Most of us proceeded to dance & party our way into the wee hours of the morning (cough, Keanu, cough) and as everyone slowly went to bed, a couple of the gals decided a post-drinking snack was in order, only to have Justin yell at them to "take it to your fucking room!" His objection was apparently to the "tink tink tink tink tink" noise of the cereal into the bowl followed by the "glug glug glug glug glug" noise of the milk in his "room" aka the kitchen. Frozen in fear, the girls wisely decided to not return the dishes to Justin's room and instead give him shite about it the next day.

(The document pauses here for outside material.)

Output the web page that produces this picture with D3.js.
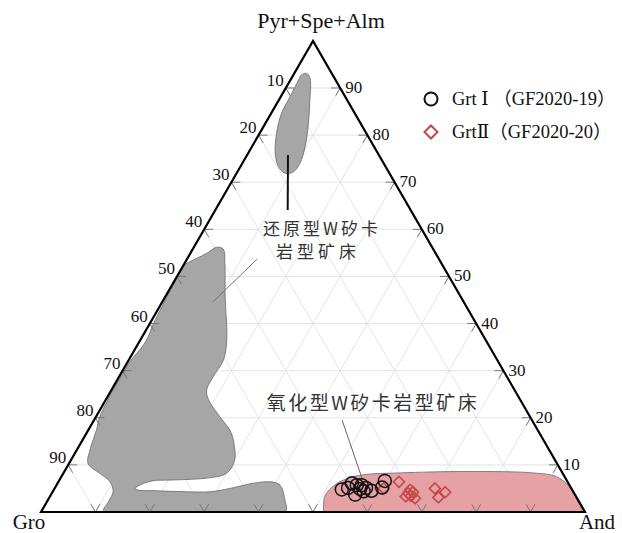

The following night, after a failed attempt to build a fire, Ron & Justin decided to go on a Man Quest to find supplies. Ron had already found some pieces at a beach we had docked at earlier in the day, but once at Nelson it was decided that, of course, we needed more wood. (Eva was apparently quite successful at finding wood that night - fyi). As the girls and I were sitting on the beach looking up at the stars (or trying to make the world stop spin) all of a sudden we see Ron walk by carrying what looked like a small tree. 10 seconds later, Justin walked by holding the other end of the tree. Without even breaking stride, we got a nod hello and they kept on walking. Kinda felt like the Dwarfs from Snow White when they go off to work, except taller.

After successfully creating fire, the 12 of us proceeded to take over a dance party on someone else's boat and totally rock out for an undetermined amount of time - aka I don't really remember this part of the night. The night ended with Shawn having a bit of a tantrum because he wanted to go find a party with hot girls (sorry budz, there weren't many) while the rest of us hung out be the fire before calling it a night.

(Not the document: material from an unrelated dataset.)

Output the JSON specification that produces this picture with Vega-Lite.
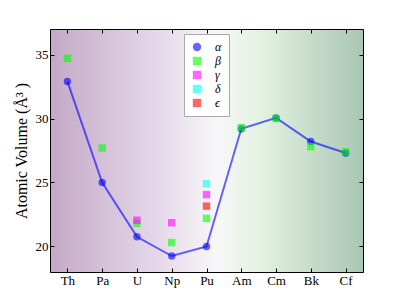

Unfortunately the next day after a bit more of this


and this


and this (the wieners, not Justin's creepy/excited look at cooking the wieners)


we were forced off the boat and told to go home, so thus ended a most fantastic weekend.
Pictures courtesy of Tyler.

Aurevoir Santos

It's never easy to say goodbye to friends that move away. I've experienced this a few times in my life and it never gets easier. This past weekend, a friend of mine hosted his going away party as he prepared to take off across the country and start a new job in Montreal. True to his style, the venue was small and intimate with booze & DJ Flores spinning tunes.

The place was packed with 100+ peeps, all wanting to say goodbye to their beloved friend. High school friends, work friends and new friends all bonded over this one person we knew. Then, all of a sudden, I turned around and saw a random trio, in their late 40s/early 50s, enter the place. Clearly out of place and slightly confused, they assumed this was a regular bar/club because next thing you know, they've got drinks in hand and they are dancing up a storm. Since no one knew who they were, we entertained ourselves by coming up with stories as to how they stumbled upon our little soiree. The final conclusion was that it was either a menage a trois about to happen or the 2 gentlemen were battling it out to see who went home with the lucky lady.

As people slowly started to leave, the usual suspects remained, preparing to continue the night. I, though tempted to partake, decided that in order to keep my feet friends with the rest of my body - I should probably go home. (I'm really gonna have to get past this learning obstacle that seems to always make the wrong shoe choice when going out with the crew) As I chatted with Santos the next day to say goodbye once more, he informed me that I had apparently missed out on numerous Drunk Santos stories, which naturally, he only managed to piece together thanks to the pictures on his camera. Montreal are you sure you're ready for this???

Vancouver Clubs

A while back, I went out with some of the gals for dinner and general drunken debauchery. The night started out at Trattoria on 4th. Since it's part of the Glowbal group, I had high expectations for dinner and they did not go unmet. What I was not counting on, was a very entertaining, and perhaps charming in his younger days, retiree walking around the waiting area, handing everyone red roses. Everyone that is, except me. There were three of us waiting, and he sauntered up to us and explained he only had 2 roses to give away, so we had to pick a number between 1 and 10...and I picked the wrong number. It seems guessing the right number is just as important as timing when it comes to being given flowers.

After dinner we headed over to...wait for it....Glowbal. Original, I know. It was it's usual crowded self, as we made our way to After Glow. Rumours were spreading that Chris Martin was to make an appearance and after having walked by Willie Mitchell from the Canucks, we figured why not wait and see if he shows. Very quickly, the waiting became painful, as it was over crowded and there were no cute boys around to provide eye candy. We decided to ditch and head over to Pop Opera. As we were getting our drinks, a gentleman named Tyron walked up to me and started chatting. He was short, the token black guy in the club, wearing a newsy cap and a gold tooth. Thankfully he had his shirt buttoned up but I suspected there was more bling to go along with the gold tooth. Being the lucky gal I am, I politely excused myself and turned back to the girls. Shortly after, I was standing off to the side giving my feet a rest, when Rico Suave moseyed over and gave me the Joey "How you doing?" move. Unable to concentrate due to his overpowering cologne that had started to give me a headache, I basically started to ignore him until he went away. Unfortunately, Tyron, noticing I was alone, swung by for a repeat performance. Finally one of the girls came to rescue me, only to find Rico Suave and his friend hovering around us. After finally getting the message through to Rico & friend that - no, I don't want to hug you, and - no, I don't want you to touch my hair or face, they finally left.

Though it was still a great night as we ended it at the 5,000 sq ft loft of the owner of Salt, who is 41yrs old and retired, it definitely reminded me that there are just too many douchebags at clubs and I should just stick to the pubs where douchebags are easier to avoid.